Tuesday, February 8, 2011

Community, Culture and HIV

Last week's readings and class discussion touched upon a topic that is very central to me.  How do we explain the failure of multimillion dollar interventions in decreasing the HIV epidemic both here and abroad?  Are people simply ignorant?  Are cultural practices simply backward, retrograde and in need of change?  Is HIV only the result of poor individual behavior choices?  These are the questions that I hoped to begin to explore in the set of readings that I have assigned to students over the last few weeks.

Traditionally, I feel that discussions of HIV spoke at communities rather than working with communities.  The difference is subtle but important.  Interventions developed from completely outside of communities that are targeted toward changing behavior in my estimation pathologize and "other" the very communities that they are supposed to serve.  Furthermore, "behavior" as the sole education and prevention mechanism of HIV prevention obscures the structural and systemic causes of disease and death.

Toward that end, I wanted to offer the students a set of readings that challenged the traditional approach to HIV and AIDS in Botswana.  Saturday is For Funerals presented an account of HIV/AIDS that in my opinion marginalized the voices of those most affected by the disease.  That the Botswana government has relied primarily on outside advice to tackle the HIV/AIDS epidemic can be interpreted in a multitude of ways and I will leave that up to the students to decide.  

What I hoped the readings for this week did (See Week 4 of the syllabus: readings posted on www.netvibes.com/adpbotswana : See class Wiki Section) was to offer the students an alternative explanation for the continued high rates of HIV infection in communities most at risk.  While much  is made of the unacceptably high rates of HIV infection, it must be remembered that the majority of people in Botswana are HIV negative?  What are the ways in which communities negotiate risk? How do they understand disease and the body?  How are communities coping with the sense of crisis? What are the mechanisms for care and well-being?

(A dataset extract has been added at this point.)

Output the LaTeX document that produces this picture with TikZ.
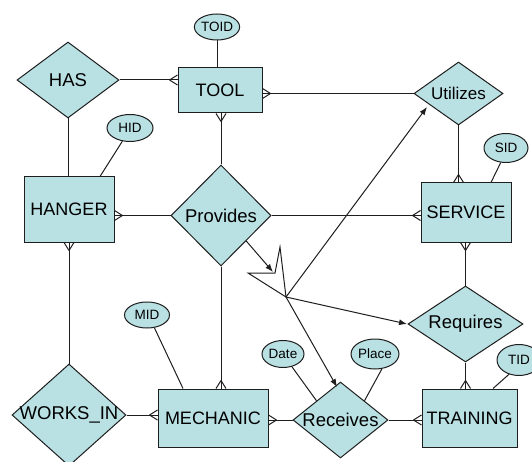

What I hoped to focus on was the idea that there are some things that communities are getting right and that more attention needs to be paid to how they approach illness, disease, and care.  A paradigm of HIV education that suggests that communities have nothing whatsoever to  offer to researchers is a paradigm that is doomed to fail.  Simply put, people either tune out or dismiss information when that information presents them, their bodies, their communities, and their sexual practices in a light that suggests that they are ignorant, backward and uneducated.

Ideally what the readings from this week did was to examine various different communal conceptualizations of care and disease.  Ultimately, I hoped that students would be able to think critically about how these communal conceptualizations could be harnessed in order to develop more effective strategies of prevention, care, and treatment.

The discussion in class for this week seemed to suggest that my attempts to foster this debate met with mixed success.  Certainly, some of the students appeared to understand the point of the readings, which was not to question the efficacy of the causal agent of HIV or AIDS.  Rather it was to suggest that communal understandings of illness and disease needed to be accounted for in the development of prevention mechanisms.  Others, seemed frustrated and concerned that Western "science" was being ignored in favor of unproven and untested "traditional" conceptualizations.

Unfortunately, this is not a winnable debate.   What I would also encourage students to think about however, is that Western science is far from unbiased particularly when it comes to the study of populations that are disempowered and the diseases that disproportionately effect them.

I think that as researchers it is imperative to see research with communities as a collaborative practice and not a top down approach that suggest that these communities have nothing to contribute to the discussion. Furthermore, the weakness of the ABC model, which is based overwhelmingly on behavior modification and change is that it does not allow us to account for structural and systemic mechanisms that contribute to high rights of HIV infection.  To focus solely on behavior modification (which I must clarify is an important and necessary mechanism for reducing HIV infection) is to also absolve society of the forms of inequality that it allows to continue to exist that make particular populations more vulnerable to HIV infection and less likely to live should they become infected.